The site currently has two separate entrances and the aim is to create a new internal road way within the site so that lorries can enter through one and exit by the other, so avoiding the need to back out on to the road. There are also plans to build a new production unit in place of a former boiler house (with the “Edme” chimney, a familiar local landmark, being retained although it is now redundant).

Funding for the road project is to come from the development of apartments on land between the maltings complex and the Thorn public house, an area known as the Abbey. The scheme involves a mix of conversion and new build, and planning permission is in place.

However, the new production unit would be funded through the redevelopment of a warehouse site owned by Mistley across the road at Thorn Quay, which has yet to negotiate the planning stage.

The warehouse, which was previously used for the production of home brew kits as well as for storage, is now disused and largely derelict.

A proposal for the site has been designed by Leeds architect Ian Tod, who was also responsible for a residential conversion just up the road, and, says Mr Amos, offers improved sight lines to the river compared with the existing structure.
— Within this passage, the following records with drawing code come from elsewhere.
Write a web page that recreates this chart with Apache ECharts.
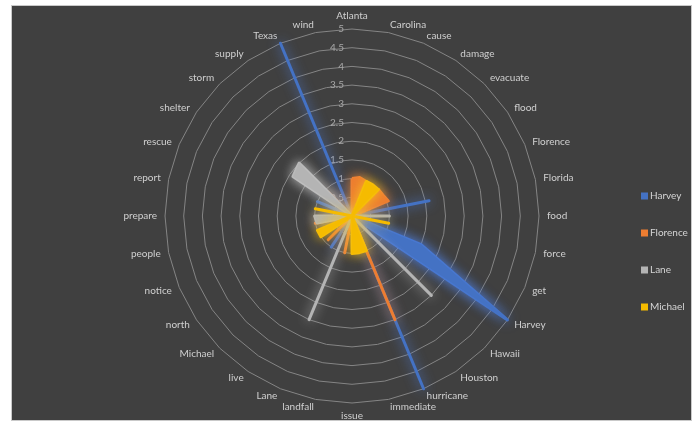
<!DOCTYPE html>
<html>
<head>
<meta charset="utf-8">
<script src="https://cdn.jsdelivr.net/npm/echarts@6/dist/echarts.min.js"></script>
<style>
  html, body { margin: 0; padding: 0; background: #ffffff; width: 696px; height: 423px; overflow: hidden; }
  #panel { position: absolute; left: 11px; top: 5px; width: 681px; height: 416px; background: #404040;
           border: 1px solid #c9c9c9; box-sizing: border-box; }
  #chart { width: 100%; height: 100%; }
</style>
</head>
<body>
<div id="panel"><div id="chart"></div></div>
<script>
// Keyword categories, listed clockwise starting at the top
const categories = ['Atlanta', 'Carolina', 'cause', 'damage', 'evacuate', 'flood', 'Florence', 'Florida',
  'food', 'force', 'get', 'Harvey', 'Hawaii', 'Houston', 'hurricane', 'immediate', 'issue', 'landfall',
  'Lane', 'live', 'Michael', 'north', 'notice', 'people', 'prepare', 'report', 'rescue', 'shelter',
  'storm', 'supply', 'Texas', 'wind'];

// Scores per storm, same order as categories
const harvey   = [0, 0, 0, 0, 0, 0, 0, 2.1, 0, 0, 2.0, 5, 0, 0, 5, 0, 0, 0, 0, 1.0, 0, 0, 0, 0, 0, 0, 1.0, 0, 0, 0, 5, 0];
const florence = [1.0, 1.05, 1.0, 0, 1.0, 1.0, 1.05, 0, 0, 0, 0, 0, 0, 0, 3.0, 0, 0, 1.0, 0, 0, 0.9, 0, 0, 1.0, 0, 0, 0, 0, 0.9, 0, 0, 0];
const lane     = [0, 0, 0, 0, 0, 0, 0, 0, 1.0, 0, 0, 0, 3.0, 0, 0, 0, 0, 0, 3.0, 0, 0, 0, 0, 0.95, 1.0, 0, 0, 1.9, 2.0, 0, 0, 0];
const michael  = [0, 0, 1.0, 1.0, 1.0, 0, 0, 0, 0, 1.0, 0, 0, 0, 0, 1.0, 1.0, 1.0, 0, 0, 0, 0, 1.0, 1.0, 0, 0, 1.0, 0, 0, 0, 0, 0, 0];

const seriesNames = ['Harvey', 'Florence', 'Lane', 'Michael'];
const seriesValues = [harvey, florence, lane, michael];
const seriesColors = ['#4472c4', '#ed7d31', '#b4b4b4', '#f5bb00'];
const glowColors = ['rgba(80,130,230,0.9)', 'rgba(240,140,70,0.8)', 'rgba(210,210,210,0.8)', 'rgba(250,200,30,0.8)'];

// Radar indicators run counter-clockwise, so walk the list backwards after the first entry
const order = [0].concat(categories.map((_, i) => i).slice(1).reverse());
const reorder = arr => order.map(i => arr[i]);

const chart = echarts.init(document.getElementById('chart'), null, { renderer: 'canvas' });

chart.setOption({
  backgroundColor: 'transparent',
  animation: false,
  color: seriesColors,
  legend: {
    orient: 'vertical',
    left: 624,
    top: 179,
    itemGap: 25,
    itemWidth: 7,
    itemHeight: 7,
    icon: 'rect',
    data: seriesNames,
    itemStyle: { shadowBlur: 0 },
    lineStyle: { width: 0 },
    textStyle: { color: '#d4d4d4', fontSize: 10, fontFamily: 'Lato', lineHeight: 12, padding: [0, 0, 0, -3] }
  },
  radar: {
    center: [340, 210],
    radius: 187,
    startAngle: 90,
    shape: 'polygon',
    splitNumber: 10,
    nameGap: 8,
    indicator: reorder(categories).map((name, i) => {
      const ind = { name: name, min: 0, max: 5 };
      if (i === 0) {
        ind.axisLabel = { show: true, color: '#a8a8a8', fontSize: 10, fontFamily: 'Lato', margin: 8 };
      }
      return ind;
    }),
    axisName: { color: '#d0d0d0', fontSize: 10, fontFamily: 'Lato' },
    axisLine: { show: false },
    axisTick: { show: false },
    axisLabel: { show: false },
    splitLine: { lineStyle: { color: '#858585', width: 1 } },
    splitArea: { show: false }
  },
  series: seriesNames.map((name, k) => ({
    type: 'radar',
    name: name,
    symbol: 'none',
    z: 2 + k,
    itemStyle: { color: seriesColors[k] },
    lineStyle: { color: seriesColors[k], width: 3, shadowBlur: 12, shadowColor: glowColors[k] },
    areaStyle: { color: seriesColors[k], opacity: 1, shadowBlur: 12, shadowColor: glowColors[k] },
    data: [{ name: name, value: reorder(seriesValues[k]) }]
  }))
});
</script>
</body>
</html>
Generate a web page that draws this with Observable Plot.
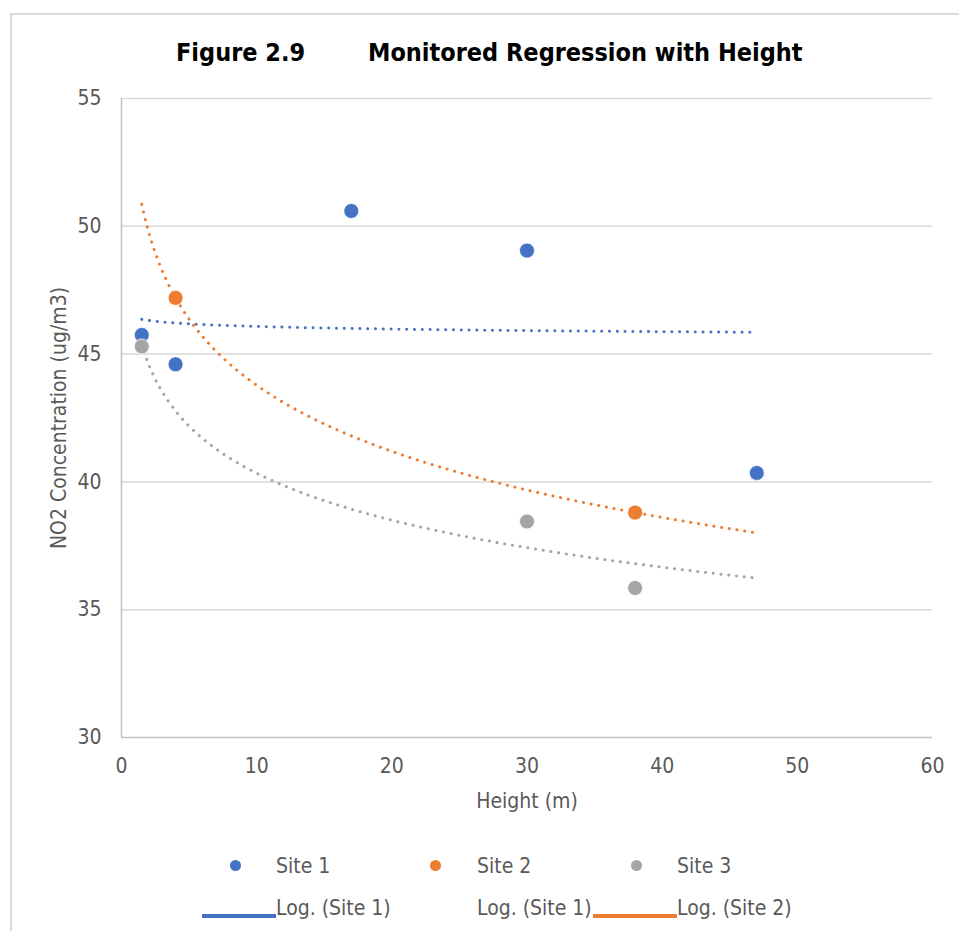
<!DOCTYPE html>
<html>
<head>
<meta charset="utf-8">
<script src="https://cdn.jsdelivr.net/npm/d3@7"></script>
<script src="https://cdn.jsdelivr.net/npm/@observablehq/plot@0.6"></script>
<style>
  html, body { margin: 0; padding: 0; background: #fff; }
  #wrap { position: relative; width: 959px; height: 931px; overflow: hidden;
          font-family: "DejaVu Sans Condensed", "DejaVu Sans", sans-serif; color: #595959; }
  #frame { position: absolute; left: 10px; top: 13px; width: 960px; height: 930px;
           border: 2px solid #D9D9D9; box-sizing: border-box; }
  .t { position: absolute; white-space: nowrap; }
  .title { font-weight: bold; font-size: 25px; color: #000; top: 38px; line-height: normal; }
  .leg { font-size: 21px; color: #595959; line-height: 24px; }
  #chart { position: absolute; left: 0; top: 0; }
</style>
</head>
<body>
<div id="wrap">
  <div id="frame"></div>
  <div id="chart"></div>
  <div class="t title" style="left:176px">Figure 2.9</div>
  <div class="t title" style="left:368px">Monitored Regression with Height</div>
  <div id="legend"></div>
</div>
<script>
// ---- data ----
const site1X = [1.5, 4, 17, 30, 47];
const site1Y = [45.75, 44.6, 50.6, 49.05, 40.35];
const site2X = [4, 38];
const site2Y = [47.2, 38.8];
const site3X = [1.5, 30, 38];
const site3Y = [45.3, 38.45, 35.85];
const seriesNames = ["Site 1", "Site 2", "Site 3"];
const seriesColors = ["#4472C4", "#ED7D31", "#A5A5A5"];
const trendRange = [1.5, 47];
const xTicks = [0, 10, 20, 30, 40, 50, 60];
const yTicks = [30, 35, 40, 45, 50, 55];

const sets = [[site1X, site1Y], [site2X, site2Y], [site3X, site3Y]];
const points = [];
sets.forEach(([xs, ys], i) => xs.forEach((x, j) => points.push({series: seriesNames[i], x, y: ys[j]})));

// logarithmic least-squares trendline (y = a + b ln x), as Excel computes it
function logFit(xs, ys) {
  const lx = xs.map(Math.log);
  const mx = d3.mean(lx), my = d3.mean(ys);
  let sxy = 0, sxx = 0;
  lx.forEach((v, i) => { sxy += (v - mx) * (ys[i] - my); sxx += (v - mx) * (v - mx); });
  const b = sxy / sxx, a = my - b * mx;
  return x => a + b * Math.log(x);
}
const trends = [];
sets.forEach(([xs, ys], i) => {
  const f = logFit(xs, ys);
  const n = 300;
  for (let k = 0; k <= n; k++) {
    const x = trendRange[0] + (trendRange[1] - trendRange[0]) * k / n;
    trends.push({series: seriesNames[i], x, y: f(x)});
  }
});

const font = '"DejaVu Sans Condensed", "DejaVu Sans", sans-serif';
const plot = Plot.plot({
  width: 959,
  height: 840,
  marginLeft: 121,
  marginRight: 27,
  marginTop: 98,
  marginBottom: 103,
  style: {fontFamily: font, fontSize: "21px", color: "#595959", background: "transparent", overflow: "visible"},
  x: {domain: [0, 60]},
  y: {domain: [30, 55]},
  color: {domain: seriesNames, range: seriesColors},
  marks: [
    Plot.ruleY(yTicks.filter(d => d > 30), {stroke: "#D9D9D9", strokeWidth: 1.5}),
    Plot.ruleX([0], {stroke: "#BFBFBF", strokeWidth: 1.5}),
    Plot.ruleY([30], {stroke: "#BFBFBF", strokeWidth: 1.5}),
    Plot.axisY({ticks: yTicks, tickSize: 0, tickPadding: 20, fontSize: 21, fill: "#595959",
      label: "NO2 Concentration (ug/m3)", labelAnchor: "center", labelArrow: "none", labelOffset: 70}),
    Plot.axisX({ticks: xTicks, tickSize: 0, tickPadding: 21, fontSize: 21, fill: "#595959",
      label: "Height (m)", labelAnchor: "center", labelArrow: "none", labelOffset: 70}),
    Plot.line(trends, {x: "x", y: "y", z: "series", stroke: "series", strokeWidth: 3,
      strokeDasharray: "0.1 7.7", strokeLinecap: "round", curve: "linear"}),
    Plot.dot(points, {x: "x", y: "y", fill: "series", r: 7.5, stroke: "white", strokeWidth: 0.8})
  ]
});
document.getElementById("chart").appendChild(plot);

// ---- legend (HTML with real text) ----
const legendRow1 = [
  {label: "Site 1", color: seriesColors[0], dot: 235, text: 276},
  {label: "Site 2", color: seriesColors[1], dot: 435, text: 477},
  {label: "Site 3", color: seriesColors[2], dot: 636, text: 677}
];
const legendRow2 = [
  {label: "Log. (Site 1)", color: seriesColors[0], line: [202, 276], text: 276},
  {label: "Log. (Site 1)", color: null, line: null, text: 477},
  {label: "Log. (Site 2)", color: seriesColors[1], line: [593, 677], text: 677}
];
const leg = document.getElementById("legend");
legendRow1.forEach(d => {
  const c = document.createElement("div");
  c.style.cssText = `position:absolute;left:${d.dot - 5.5}px;top:${865 - 5.5}px;width:11px;height:11px;border-radius:6px;background:${d.color}`;
  leg.appendChild(c);
  const t = document.createElement("div");
  t.className = "t leg"; t.textContent = d.label;
  t.style.left = d.text + "px"; t.style.top = "854px";
  leg.appendChild(t);
});
legendRow2.forEach(d => {
  if (d.line) {
    const l = document.createElement("div");
    l.style.cssText = `position:absolute;left:${d.line[0]}px;top:914px;width:${d.line[1] - d.line[0]}px;height:4px;background:${d.color}`;
    leg.appendChild(l);
  }
  const t = document.createElement("div");
  t.className = "t leg"; t.textContent = d.label;
  t.style.left = d.text + "px"; t.style.top = "896px";
  leg.appendChild(t);
});
</script>
</body>
</html>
The plans involved apartments with car parking below, taking into account the site’s vulnerability to flooding, and also incoporates some new warehouse space in order to comply with a Local Plan requirement to make allowance for the needs of the quay (which is under separate ownership).

Although mindful of possible opposition, Mr Amos is hopeful that the development of Thorn Quay will also get the go-ahead.

“It we do not do it, it will become a millstone around our necks”, he says.